L'anima ho milionaria!

It's true that I have the very great fortune to live in a metropolis which boasts one of the world's great opera houses. For an opera-obsessed little girl in a big city, there may be no better place of refuge than the Met, with its sleek opulence, its friendly staff, and reliably glorious music (not to mention tickets for $20 and under at any non-gala performance.) However, when one is obsessed with opera, there are always more worlds to conquer. Right now, all over the world, opera is happening. While I cheerfully embrace the lofty-goals, low-income existence of a graduate student, there are times when I wish I could fly to Milan for Rigoletto, or budget a week at Bayreuth.

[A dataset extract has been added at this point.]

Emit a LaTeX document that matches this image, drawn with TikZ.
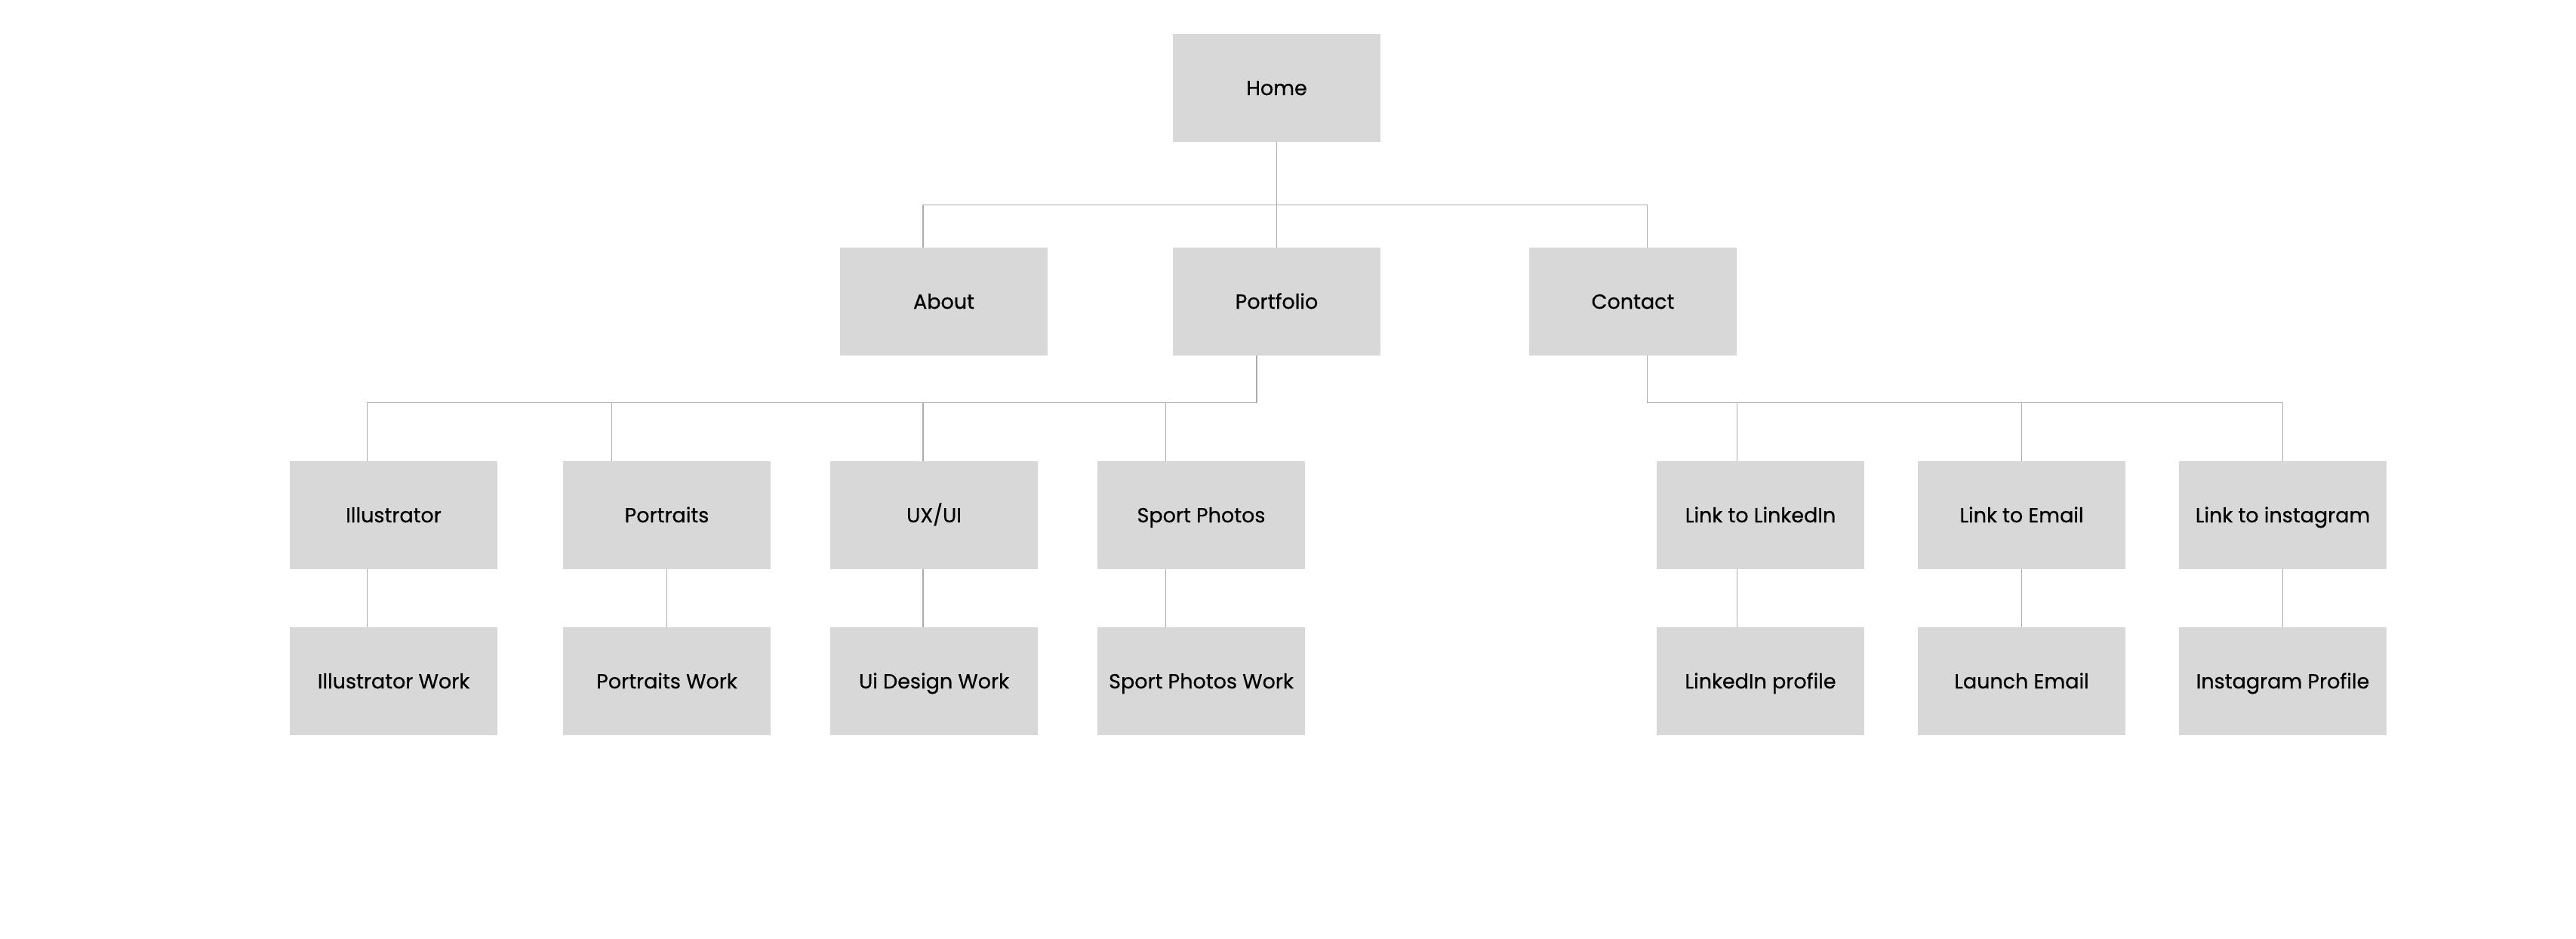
\documentclass[tikz,border=0pt]{standalone}
\usepackage{fontspec}
\setmainfont{Poppins}
\newfontfamily\boxfont[FakeBold=0.6]{Poppins}
\definecolor{boxfill}{HTML}{D8D8D8}
\definecolor{linecol}{HTML}{ADADAD}
\begin{document}
\begin{tikzpicture}[x=1pt,y=-1pt,
  pbox/.style={fill=boxfill,draw=none,minimum width=275pt,minimum height=143pt,inner sep=0pt,
    font=\boxfont\fontsize{27}{30}\selectfont,text=black,text height=19pt,text depth=0pt},
  conn/.style={draw=linecol,line width=1.5pt}]
\useasboundingbox (0,0) rectangle (3413,1244);
% level 1
\node[pbox] (home) at (1691.5,116.5) {Home};
% level 2
\node[pbox] (about) at (1250.5,399.5) {About};
\node[pbox] (portfolio) at (1691.5,399.5) {Portfolio};
\node[pbox] (contact) at (2163.5,399.5) {Contact};
% level 3
\node[pbox] (illus) at (521.5,682.5) {Illustrator};
\node[pbox] (portr) at (883.5,682.5) {Portraits};
\node[pbox] (uxui) at (1237.5,682.5) {UX/UI};
\node[pbox] (sport) at (1591.5,682.5) {Sport Photos};
\node[pbox] (lnk) at (2332.5,682.5) {Link to LinkedIn};
\node[pbox] (mail) at (2678.5,682.5) {Link to Email};
\node[pbox] (insta) at (3024.5,682.5) {Link to instagram};
% level 4
\node[pbox] (illusw) at (521.5,902.5) {Illustrator Work};
\node[pbox] (portrw) at (883.5,902.5) {Portraits Work};
\node[pbox] (uxuiw) at (1237.5,902.5) {Ui Design Work};
\node[pbox] (sportw) at (1591.5,902.5) {Sport Photos Work};
\node[pbox] (lnkw) at (2332.5,902.5) {LinkedIn profile};
\node[pbox] (mailw) at (2678.5,902.5) {Launch Email};
\node[pbox] (instaw) at (3024.5,902.5) {Instagram Profile};
% bus points
\coordinate (hb) at (1691.5,271.5);
\coordinate (pb) at (1665,533.5);
\coordinate (cb) at (2182.5,533.5);
% home to level 2
\draw[conn] (home.south) -- (hb);
\draw[conn] ([xshift=-27.5pt]about.north) |- (hb);
\draw[conn] (portfolio.north) -- (hb);
\draw[conn] ([xshift=19pt]contact.north) |- (hb);
% portfolio to level 3
\draw[conn] ([xshift=-26.5pt]portfolio.south) -- (pb);
\draw[conn] ([xshift=-34.8pt]illus.north) |- (pb);
\draw[conn] ([xshift=-72.8pt]portr.north) |- (pb);
\draw[conn] ([xshift=-14.5pt]uxui.north) |- (pb);
\draw[conn] ([xshift=-47pt]sport.north) |- (pb);
% contact to level 3
\draw[conn] ([xshift=19pt]contact.south) -- (cb);
\draw[conn] ([xshift=-30.8pt]lnk.north) |- (cb);
\draw[conn] (mail.north) |- (cb);
\draw[conn] (insta.north) |- (cb);
% level 3 to level 4
\draw[conn] ([xshift=-34.8pt]illus.south) -- ([xshift=-34.8pt]illusw.north);
\draw[conn] (portr.south) -- (portrw.north);
\draw[conn] ([xshift=-14.5pt]uxui.south) -- ([xshift=-14.5pt]uxuiw.north);
\draw[conn] ([xshift=-47pt]sport.south) -- ([xshift=-47pt]sportw.north);
\draw[conn] ([xshift=-30.8pt]lnk.south) -- ([xshift=-30.8pt]lnkw.north);
\draw[conn] (mail.south) -- (mailw.north);
\draw[conn] (insta.south) -- (instaw.north);
\end{tikzpicture}
\end{document}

Such possibilities are far off, if not entirely chimerical. However, my dreams of seeing international opera have just come one step closer, thanks to Arte (Association Relative à la Télévision Européenne). After reading rhapsodic reviews in Le Monde (sadly no longer available without a subscription to their website, but one may be found here), I was eating my heart out over the impossibility of seeing the aesthetically intelligent, soulfully sung Werther currently being mounted at the Opera Bastille. I despair no more! It is being broadcast on 26th January, and Arte has a streaming function that works on this side of the Atlantic. Quelle joie!

Edit: I have searched and I have found more Werther reviews, here and here. To my incredulous delight, they are invariably rhapsodic, hymning the conductor, the sets, and the singers; for Jonas Kaufmann, the production's Werther, the praise becomes adoration. One review compares him to a demigod. My favorite, after praising his "absolute mastery of breath control, carrying of the legato phrases, clarity of articulation and declamatory art," declares ecstatically that "most importantly, Werther is there in front of us, in flesh and blood, the young romantic hero: handsome, dark, suicidal, devastated, entirely composed of repressed impulses and forbidden dreams, yet [expressed] with great economy in acting and concentration in singing." Even assuming euphuistic tendencies among Francophone music critics, this is exciting.

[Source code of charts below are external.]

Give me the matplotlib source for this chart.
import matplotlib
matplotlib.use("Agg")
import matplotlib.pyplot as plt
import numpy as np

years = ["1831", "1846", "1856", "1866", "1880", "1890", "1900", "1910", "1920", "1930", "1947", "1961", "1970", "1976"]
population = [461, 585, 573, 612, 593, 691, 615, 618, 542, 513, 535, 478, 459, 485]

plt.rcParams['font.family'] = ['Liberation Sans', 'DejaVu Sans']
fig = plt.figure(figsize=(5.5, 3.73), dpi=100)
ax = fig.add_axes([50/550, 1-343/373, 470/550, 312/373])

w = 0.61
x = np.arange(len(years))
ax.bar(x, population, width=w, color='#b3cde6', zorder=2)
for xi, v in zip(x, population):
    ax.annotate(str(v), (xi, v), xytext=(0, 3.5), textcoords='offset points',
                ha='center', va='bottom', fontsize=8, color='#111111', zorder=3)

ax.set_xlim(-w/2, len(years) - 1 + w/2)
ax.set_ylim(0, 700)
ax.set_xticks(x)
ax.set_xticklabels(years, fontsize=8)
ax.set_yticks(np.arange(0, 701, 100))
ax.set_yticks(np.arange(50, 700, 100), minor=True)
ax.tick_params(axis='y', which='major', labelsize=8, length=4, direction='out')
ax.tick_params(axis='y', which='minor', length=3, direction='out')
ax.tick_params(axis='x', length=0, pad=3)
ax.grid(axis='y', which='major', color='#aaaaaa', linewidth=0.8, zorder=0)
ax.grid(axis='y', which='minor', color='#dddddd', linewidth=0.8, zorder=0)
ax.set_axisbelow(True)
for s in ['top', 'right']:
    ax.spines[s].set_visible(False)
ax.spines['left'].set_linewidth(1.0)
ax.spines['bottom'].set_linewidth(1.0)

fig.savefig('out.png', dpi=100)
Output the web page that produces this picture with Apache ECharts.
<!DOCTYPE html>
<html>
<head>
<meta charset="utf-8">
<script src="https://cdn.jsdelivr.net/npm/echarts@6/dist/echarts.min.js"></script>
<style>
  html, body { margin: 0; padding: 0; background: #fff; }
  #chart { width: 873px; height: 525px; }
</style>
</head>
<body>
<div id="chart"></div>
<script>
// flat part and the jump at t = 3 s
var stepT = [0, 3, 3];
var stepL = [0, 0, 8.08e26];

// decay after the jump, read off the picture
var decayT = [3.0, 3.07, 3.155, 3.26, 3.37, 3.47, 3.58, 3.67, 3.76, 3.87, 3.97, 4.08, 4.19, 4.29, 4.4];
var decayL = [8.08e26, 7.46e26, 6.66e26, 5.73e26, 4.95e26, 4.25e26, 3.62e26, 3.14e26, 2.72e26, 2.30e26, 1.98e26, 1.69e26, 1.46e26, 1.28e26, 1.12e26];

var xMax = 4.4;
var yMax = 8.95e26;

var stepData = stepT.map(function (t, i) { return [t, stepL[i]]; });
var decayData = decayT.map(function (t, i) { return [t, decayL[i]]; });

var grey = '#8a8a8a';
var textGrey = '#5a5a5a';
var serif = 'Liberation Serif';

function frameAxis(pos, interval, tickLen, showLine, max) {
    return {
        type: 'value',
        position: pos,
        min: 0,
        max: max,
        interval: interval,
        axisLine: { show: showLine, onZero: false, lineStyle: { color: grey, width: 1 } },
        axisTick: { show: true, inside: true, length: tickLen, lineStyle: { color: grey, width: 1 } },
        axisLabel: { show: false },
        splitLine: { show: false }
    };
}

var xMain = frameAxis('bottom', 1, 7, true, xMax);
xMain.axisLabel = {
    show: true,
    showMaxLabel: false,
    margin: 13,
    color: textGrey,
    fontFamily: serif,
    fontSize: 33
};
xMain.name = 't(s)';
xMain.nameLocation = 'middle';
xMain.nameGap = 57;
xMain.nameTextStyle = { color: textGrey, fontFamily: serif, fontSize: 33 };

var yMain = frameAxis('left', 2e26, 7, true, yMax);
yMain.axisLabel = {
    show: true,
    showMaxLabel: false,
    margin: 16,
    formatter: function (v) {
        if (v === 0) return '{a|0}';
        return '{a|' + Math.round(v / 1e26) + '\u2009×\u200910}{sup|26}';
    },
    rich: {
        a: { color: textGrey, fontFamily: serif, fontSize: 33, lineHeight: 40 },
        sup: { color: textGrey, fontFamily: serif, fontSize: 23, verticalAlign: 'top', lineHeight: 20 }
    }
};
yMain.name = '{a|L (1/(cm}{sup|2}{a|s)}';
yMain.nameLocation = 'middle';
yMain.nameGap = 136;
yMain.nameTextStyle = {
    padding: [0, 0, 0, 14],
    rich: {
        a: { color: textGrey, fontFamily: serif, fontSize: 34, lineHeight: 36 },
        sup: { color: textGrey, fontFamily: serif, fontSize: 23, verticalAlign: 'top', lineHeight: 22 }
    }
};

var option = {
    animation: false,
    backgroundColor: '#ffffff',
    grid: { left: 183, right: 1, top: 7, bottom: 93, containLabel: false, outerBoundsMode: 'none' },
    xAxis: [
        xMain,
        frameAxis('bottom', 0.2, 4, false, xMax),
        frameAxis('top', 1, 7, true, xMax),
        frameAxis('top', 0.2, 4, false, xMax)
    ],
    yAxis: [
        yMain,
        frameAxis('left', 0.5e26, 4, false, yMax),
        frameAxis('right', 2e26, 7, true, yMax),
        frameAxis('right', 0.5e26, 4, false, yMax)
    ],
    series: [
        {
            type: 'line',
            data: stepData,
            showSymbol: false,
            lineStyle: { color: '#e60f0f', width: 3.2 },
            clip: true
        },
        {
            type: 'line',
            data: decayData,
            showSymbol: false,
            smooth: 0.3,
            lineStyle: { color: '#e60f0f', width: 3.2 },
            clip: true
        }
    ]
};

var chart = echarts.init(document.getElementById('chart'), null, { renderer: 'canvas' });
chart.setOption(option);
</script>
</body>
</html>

And if you murmur that even the Met is closed to you... deh, cessate! In addition to absorbing the radio broadcasts so dear to my heart, you can watch live HD transmissions from your local cinema or symphony hall. (La Scala has a similar service, albeit in fewer locations). You could also subscribe to the MetPlayer (not free, but for a low price per opera) to get access to hundreds of past performances. (I'm assuming you already have your local library system's CD and DVD holdings memorized.)

Naja, das war's: no philosophical reflections, just joy in accessible opera. For some more operatic joy, try Luisa Tetrazzini singing Oscar's "Saper Vorreste." Tra la la la la!